Temperatures were forecast to reach almost 40 C (104 F) Monday — prolonging a spell of blistering weather that is due to hit northern Europe late this week.
Recent weeks have also seen major wildfires in Spain, Greece and Germany. European Union authorities have warned that wildfires are “a growing menace” across the continent.
In May, forest fires also plagued Mexico and Russia.
Huge wildfires have long been a summer fixture in Portugal.
Residents of villages and hamlets in central Portugal have grown accustomed to the summer blazes, which destroy fruit trees, olive trees and crops in the fields.
In the hamlet of Colos, 50-year-old beekeeper Antonio Pires said he had lost half of his beehives in the current wildfire. Pires sells to mainly Portuguese and German clients, but also to Brazil and China.
“(I lost) 100 out of 230 (hives), so almost half,” Pires said. “A lot of damage.”
The country’s deadliest fire season came in 2017, when at least 106 people were killed.
The average annual area charred by wildfires in Portugal between 2010 and 2016 was just over 100,000 hectares (247,000 acres). That was more than in Spain, France, Italy or Greece — countries which are significantly bigger than Portugal.
Almost 11,500 firefighters are on standby this year, most of them volunteers. Volunteers are not uncommon in fire brigades in Europe, especially in Germany where more than 90% are volunteers.
Experts and authorities have identified several factors that make Portugal so particularly vulnerable to forest blazes. Addressing some of them is a long-term challenge.
The population of the Portuguese countryside has thinned as people have moved to cities in search of a better life. That means woodland has become neglected, especially as many of those left behind are elderly, and the forest debris is fuel for wildfires.
Large areas of central and northern Portugal are covered in dense, unbroken stretches of forest on hilly terrain. A lot of forest is pine and eucalyptus trees, both of which burn fiercely.
Environmentalists have urged the government to limit the area of eucalyptus, which burns like a torch. But it is a very valuable crop for Portugal’s important paper pulp industry, which last year posted sales worth 2.7 billion euros ($3 billion). The government says it is introducing restrictions gradually.

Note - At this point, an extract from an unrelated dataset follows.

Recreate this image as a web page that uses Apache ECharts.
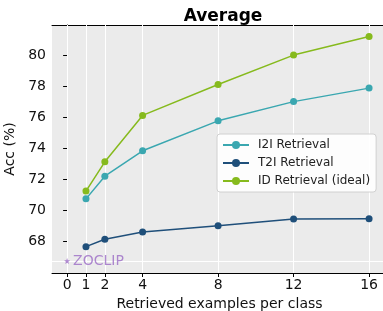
<!DOCTYPE html>
<html>
<head>
<meta charset="utf-8">
<script src="https://cdn.jsdelivr.net/npm/echarts@6/dist/echarts.min.js"></script>
<style>
  html, body { margin: 0; padding: 0; background: #fff; overflow: hidden; }
  #chart { width: 390px; height: 311px; }
</style>
</head>
<body>
<div id="chart"></div>
<script>
const shots = [1, 2, 4, 8, 12, 16]
const xTicks = [0, 1, 2, 4, 8, 12, 16]
const yTicks = [68, 70, 72, 74, 76, 78, 80]
const i2i = [70.73, 72.19, 73.83, 75.76, 77.0, 77.87]
const t2i = [67.65, 68.13, 68.6, 69.0, 69.43, 69.45]
const idIdeal = [71.23, 73.12, 76.11, 78.1, 80.0, 81.2]
const zoclip = 66.72

const font = 'DejaVu Sans'
const pairs = (xs, ys) => xs.map((x, i) => [x, ys[i]])

const chart = echarts.init(document.getElementById('chart'))

const lineSeries = (name, data, color) => ({
  name,
  type: 'line',
  data: pairs(shots, data),
  symbol: 'circle',
  symbolSize: 7,
  lineStyle: { color, width: 1.5 },
  itemStyle: { color },
  z: 5
})

const xMin = -0.8
const xMax = 16.95

const option = {
  animation: false,
  title: {
    text: 'Average',
    left: 218,
    textAlign: 'center',
    top: 3,
    textStyle: { fontFamily: font, fontWeight: 'bold', fontSize: 17, color: '#000' }
  },
  grid: {
    left: 52, top: 25, bottom: 38, right: 3,
    outerBoundsMode: 'none',
    containLabel: false,
    show: true,
    backgroundColor: '#ebebeb',
    borderWidth: 0
  },
  legend: {
    orient: 'vertical',
    left: 217, top: 134,
    z: 20,
    padding: [5, 6, 5, 5],
    itemGap: 6,
    itemWidth: 26,
    itemHeight: 10,
    backgroundColor: 'rgba(255,255,255,0.9)',
    borderColor: '#d0d0d0',
    borderWidth: 1,
    borderRadius: 3,
    textStyle: { fontFamily: font, fontSize: 12, color: '#222', padding: [0, 0, 0, 4] },
    data: ['I2I Retrieval', 'T2I Retrieval', 'ID Retrieval (ideal)']
  },
  xAxis: [
    {
      type: 'value',
      min: xMin, max: xMax,
      name: 'Retrieved examples per class',
      nameLocation: 'middle',
      nameGap: 23,
      nameTextStyle: { fontFamily: font, fontSize: 14, color: '#111' },
      axisLine: { lineStyle: { color: '#000', width: 1 } },
      axisTick: { customValues: xTicks, length: 4, lineStyle: { color: '#000' } },
      axisLabel: { customValues: xTicks, fontFamily: font, fontSize: 14, color: '#111', margin: 5 },
      splitLine: { show: false }
    },
    {
      type: 'value',
      position: 'top',
      min: xMin, max: xMax,
      axisLine: { show: true, lineStyle: { color: '#000', width: 1 } },
      axisTick: { show: false },
      axisLabel: { show: false },
      splitLine: { show: false }
    }
  ],
  yAxis: {
    type: 'value',
    min: 65.95, max: 81.94,
    name: 'Acc (%)',
    nameLocation: 'middle',
    nameGap: 30,
    nameTextStyle: { fontFamily: font, fontSize: 14, color: '#111' },
    axisLine: { show: true, lineStyle: { color: '#000', width: 1 } },
    axisTick: { show: true, customValues: yTicks, length: 4, lineStyle: { color: '#000' } },
    axisLabel: { customValues: yTicks, fontFamily: font, fontSize: 14, color: '#111', margin: 6 },
    splitLine: { show: false }
  },
  series: [
    {
      name: 'grid',
      type: 'line',
      data: [],
      silent: true,
      z: 1,
      markLine: {
        silent: true,
        z: 1,
        symbol: 'none',
        label: { show: false },
        lineStyle: { color: '#fff', width: 1, type: 'solid' },
        data: xTicks.map(v => ({ xAxis: v })).concat([{ yAxis: zoclip }])
      }
    },
    lineSeries('I2I Retrieval', i2i, '#3aa7b0'),
    lineSeries('T2I Retrieval', t2i, '#1f4f7a'),
    lineSeries('ID Retrieval (ideal)', idIdeal, '#86ba1d'),
    {
      name: 'ZOCLIP',
      type: 'scatter',
      data: [[0, zoclip]],
      symbol: 'path://M0,-10 L2.35,-3.24 L9.51,-3.09 L3.8,1.24 L5.88,8.09 L0,4 L-5.88,8.09 L-3.8,1.24 L-9.51,-3.09 L-2.35,-3.24 Z',
      symbolSize: 6,
      itemStyle: { color: '#9b6cc6' },
      label: {
        show: true,
        position: 'right',
        distance: 3,
        formatter: 'ZOCLIP',
        fontFamily: font,
        fontSize: 14,
        color: '#9b6cc6'
      },
      z: 6
    }
  ]
}

chart.setOption(option)
</script>
</body>
</html>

Experts say Portugal needs to develop a diversified patchwork of different tree species, some of them more fire-resistant and offering damper, shaded.
Climate change has become another challenge, bringing hotter, drier and longer summers. The peak fire season used to run from July 1 to Sept. 30. Now, it starts in June and ends in October.
After the 2017 deaths, the government introduced a raft of measures. They included using goats and bulldozers to clear woodland 10 meters (33 feet) either side of country roads. Property owners also have to clear a 50-meter (164-feet) radius around an isolated house, and 100 meters (328 feet) around a hamlet.
Emergency shelters and evacuation routes have been established at villages and hamlets. Their church bells aim to toll when a wildfire is approaching.
With 98% of blazes caused by human hand, either by accident or on purpose, officials have also been teaching people how to safely burn stubble and forest waste. Police, army and forest service patrols are also increased during the summer.